> **DATA EXTRACT**:
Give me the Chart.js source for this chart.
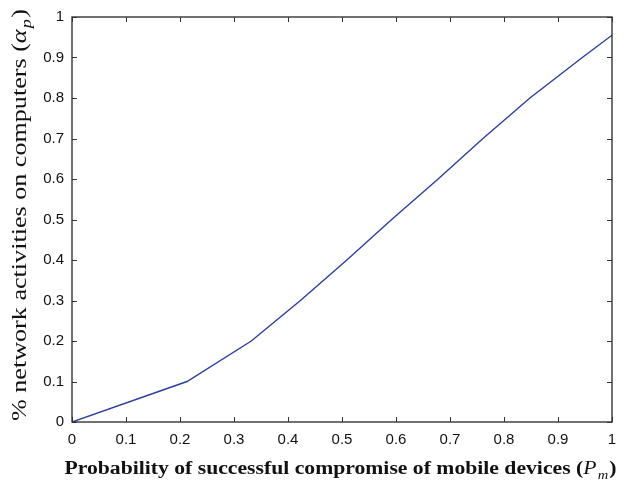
<!DOCTYPE html>
<html><head><meta charset="utf-8">
<script src="https://cdn.jsdelivr.net/npm/chart.js@4"></script>
<style>html,body{margin:0;padding:0;background:#fff}#wrap{width:630px;height:484px}</style>
</head><body><div id="wrap"><canvas id="c" width="630" height="484"></canvas></div>
<script>
const pm = [0, 0.213, 0.332, 0.423, 0.509, 0.592, 0.678, 0.761, 0.848, 0.945, 1.0];
const alphaP = [0, 0.1, 0.2, 0.3, 0.4, 0.5, 0.6, 0.7, 0.8, 0.9, 0.955];
const tickValues = [0, 0.1, 0.2, 0.3, 0.4, 0.5, 0.6, 0.7, 0.8, 0.9, 1];
const xTitle = 'Probability of successful compromise of mobile devices';
const xSym = ['P', 'm'];
const yTitle = '% network activities on computers';
const ySym = ['\u03B1', 'p'];

const boxPlugin = {
  id: 'box',
  afterDraw(chart) {
    const ctx = chart.ctx, a = chart.chartArea;
    const xs = chart.scales.x, ys = chart.scales.y;
    ctx.save();
    ctx.strokeStyle = '#262626';
    ctx.lineWidth = 1.3;
    ctx.strokeRect(a.left, a.top, a.right - a.left, a.bottom - a.top);
    ctx.lineWidth = 1;
    ctx.strokeStyle = '#333';
    const L = 5;
    ctx.beginPath();
    tickValues.forEach(v => {
      const x = Math.round(xs.getPixelForValue(v)) + 0.5;
      ctx.moveTo(x, a.bottom); ctx.lineTo(x, a.bottom - L);
      ctx.moveTo(x, a.top); ctx.lineTo(x, a.top + L);
      const y = Math.round(ys.getPixelForValue(v)) + 0.5;
      ctx.moveTo(a.left, y); ctx.lineTo(a.left + L, y);
      ctx.moveTo(a.right, y); ctx.lineTo(a.right - L, y);
    });
    ctx.stroke();
    ctx.fillStyle = '#111';
    ctx.textBaseline = 'alphabetic';
    const drawTitle = (main, sym, bold, size, targetWidth) => {
      const w = bold ? 'bold ' : '';
      const fMain = w + size + 'px "Liberation Serif"';
      const fIt = 'italic ' + size + 'px "Liberation Serif"';
      const fSub = 'italic ' + Math.round(size * 0.68) + 'px "Liberation Serif"';
      ctx.font = fMain; const w1 = ctx.measureText(main + ' (').width; const w4 = ctx.measureText(')').width;
      ctx.font = fIt; const w2 = ctx.measureText(sym[0]).width + 1;
      ctx.font = fSub; const w3 = ctx.measureText(sym[1]).width + 1;
      const total = w1 + w2 + w3 + w4;
      ctx.scale(targetWidth / total, 1);
      let x = -total / 2;
      ctx.font = fMain; ctx.fillText(main + ' (', x, 0); x += w1;
      ctx.font = fIt; ctx.fillText(sym[0], x, 0); x += w2;
      ctx.font = fSub; ctx.fillText(sym[1], x, size * 0.25); x += w3;
      ctx.font = fMain; ctx.fillText(')', x, 0);
    };
    ctx.save();
    ctx.translate(340.5, 474);
    drawTitle(xTitle, xSym, true, 18, 552);
    ctx.restore();
    ctx.save();
    ctx.translate(26, 215);
    ctx.rotate(-Math.PI / 2);
    drawTitle(yTitle, ySym, false, 20, 412);
    ctx.restore();
    ctx.restore();
  }
};

new Chart(document.getElementById('c'), {
  type: 'line',
  data: {
    datasets: [{
      data: pm.map((x, i) => ({ x: x, y: alphaP[i] })),
      borderColor: '#2b3da0',
      borderWidth: 1.4,
      pointRadius: 0,
      tension: 0,
      fill: false
    }]
  },
  options: {
    responsive: false,
    animation: false,
    devicePixelRatio: 1,
    layout: { padding: { left: 0, top: 14, right: 18, bottom: 0 } },
    plugins: { legend: { display: false }, tooltip: { enabled: false } },
    scales: {
      x: {
        type: 'linear', min: 0, max: 1,
        afterFit: s => { s.height = 62; },
        afterBuildTicks: s => { s.ticks = tickValues.map(v => ({ value: v })); },
        grid: { display: false, drawTicks: false },
        border: { display: false },
        ticks: {
          padding: 9, maxRotation: 0, autoSkip: false, color: '#111',
          font: { family: 'Liberation Sans', size: 15 },
          callback: v => String(Math.round(v * 10) / 10)
        }
      },
      y: {
        type: 'linear', min: 0, max: 1,
        afterFit: s => { s.width = 72; },
        afterBuildTicks: s => { s.ticks = tickValues.map(v => ({ value: v })); },
        grid: { display: false, drawTicks: false },
        border: { display: false },
        ticks: {
          padding: 8, autoSkip: false, color: '#111',
          font: { family: 'Liberation Sans', size: 15 },
          callback: v => String(Math.round(v * 10) / 10)
        }
      }
    }
  },
  plugins: [boxPlugin]
});
</script></body></html>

> **WHAT THE EXERCISE ASKS**: Except for the pictures, print the data above exactly.

> **FINISHED ANSWER**:
Give me the Chart.js source for this chart.
<!DOCTYPE html>
<html><head><meta charset="utf-8">
<script src="https://cdn.jsdelivr.net/npm/chart.js@4"></script>
<style>html,body{margin:0;padding:0;background:#fff}#wrap{width:630px;height:484px}</style>
</head><body><div id="wrap"><canvas id="c" width="630" height="484"></canvas></div>
<script>
const pm = [0, 0.213, 0.332, 0.423, 0.509, 0.592, 0.678, 0.761, 0.848, 0.945, 1.0];
const alphaP = [0, 0.1, 0.2, 0.3, 0.4, 0.5, 0.6, 0.7, 0.8, 0.9, 0.955];
const tickValues = [0, 0.1, 0.2, 0.3, 0.4, 0.5, 0.6, 0.7, 0.8, 0.9, 1];
const xTitle = 'Probability of successful compromise of mobile devices';
const xSym = ['P', 'm'];
const yTitle = '% network activities on computers';
const ySym = ['\u03B1', 'p'];

const boxPlugin = {
  id: 'box',
  afterDraw(chart) {
    const ctx = chart.ctx, a = chart.chartArea;
    const xs = chart.scales.x, ys = chart.scales.y;
    ctx.save();
    ctx.strokeStyle = '#262626';
    ctx.lineWidth = 1.3;
    ctx.strokeRect(a.left, a.top, a.right - a.left, a.bottom - a.top);
    ctx.lineWidth = 1;
    ctx.strokeStyle = '#333';
    const L = 5;
    ctx.beginPath();
    tickValues.forEach(v => {
      const x = Math.round(xs.getPixelForValue(v)) + 0.5;
      ctx.moveTo(x, a.bottom); ctx.lineTo(x, a.bottom - L);
      ctx.moveTo(x, a.top); ctx.lineTo(x, a.top + L);
      const y = Math.round(ys.getPixelForValue(v)) + 0.5;
      ctx.moveTo(a.left, y); ctx.lineTo(a.left + L, y);
      ctx.moveTo(a.right, y); ctx.lineTo(a.right - L, y);
    });
    ctx.stroke();
    ctx.fillStyle = '#111';
    ctx.textBaseline = 'alphabetic';
    const drawTitle = (main, sym, bold, size, targetWidth) => {
      const w = bold ? 'bold ' : '';
      const fMain = w + size + 'px "Liberation Serif"';
      const fIt = 'italic ' + size + 'px "Liberation Serif"';
      const fSub = 'italic ' + Math.round(size * 0.68) + 'px "Liberation Serif"';
      ctx.font = fMain; const w1 = ctx.measureText(main + ' (').width; const w4 = ctx.measureText(')').width;
      ctx.font = fIt; const w2 = ctx.measureText(sym[0]).width + 1;
      ctx.font = fSub; const w3 = ctx.measureText(sym[1]).width + 1;
      const total = w1 + w2 + w3 + w4;
      ctx.scale(targetWidth / total, 1);
      let x = -total / 2;
      ctx.font = fMain; ctx.fillText(main + ' (', x, 0); x += w1;
      ctx.font = fIt; ctx.fillText(sym[0], x, 0); x += w2;
      ctx.font = fSub; ctx.fillText(sym[1], x, size * 0.25); x += w3;
      ctx.font = fMain; ctx.fillText(')', x, 0);
    };
    ctx.save();
    ctx.translate(340.5, 474);
    drawTitle(xTitle, xSym, true, 18, 552);
    ctx.restore();
    ctx.save();
    ctx.translate(26, 215);
    ctx.rotate(-Math.PI / 2);
    drawTitle(yTitle, ySym, false, 20, 412);
    ctx.restore();
    ctx.restore();
  }
};

new Chart(document.getElementById('c'), {
  type: 'line',
  data: {
    datasets: [{
      data: pm.map((x, i) => ({ x: x, y: alphaP[i] })),
      borderColor: '#2b3da0',
      borderWidth: 1.4,
      pointRadius: 0,
      tension: 0,
      fill: false
    }]
  },
  options: {
    responsive: false,
    animation: false,
    devicePixelRatio: 1,
    layout: { padding: { left: 0, top: 14, right: 18, bottom: 0 } },
    plugins: { legend: { display: false }, tooltip: { enabled: false } },
    scales: {
      x: {
        type: 'linear', min: 0, max: 1,
        afterFit: s => { s.height = 62; },
        afterBuildTicks: s => { s.ticks = tickValues.map(v => ({ value: v })); },
        grid: { display: false, drawTicks: false },
        border: { display: false },
        ticks: {
          padding: 9, maxRotation: 0, autoSkip: false, color: '#111',
          font: { family: 'Liberation Sans', size: 15 },
          callback: v => String(Math.round(v * 10) / 10)
        }
      },
      y: {
        type: 'linear', min: 0, max: 1,
        afterFit: s => { s.width = 72; },
        afterBuildTicks: s => { s.ticks = tickValues.map(v => ({ value: v })); },
        grid: { display: false, drawTicks: false },
        border: { display: false },
        ticks: {
          padding: 8, autoSkip: false, color: '#111',
          font: { family: 'Liberation Sans', size: 15 },
          callback: v => String(Math.round(v * 10) / 10)
        }
      }
    }
  },
  plugins: [boxPlugin]
});
</script></body></html>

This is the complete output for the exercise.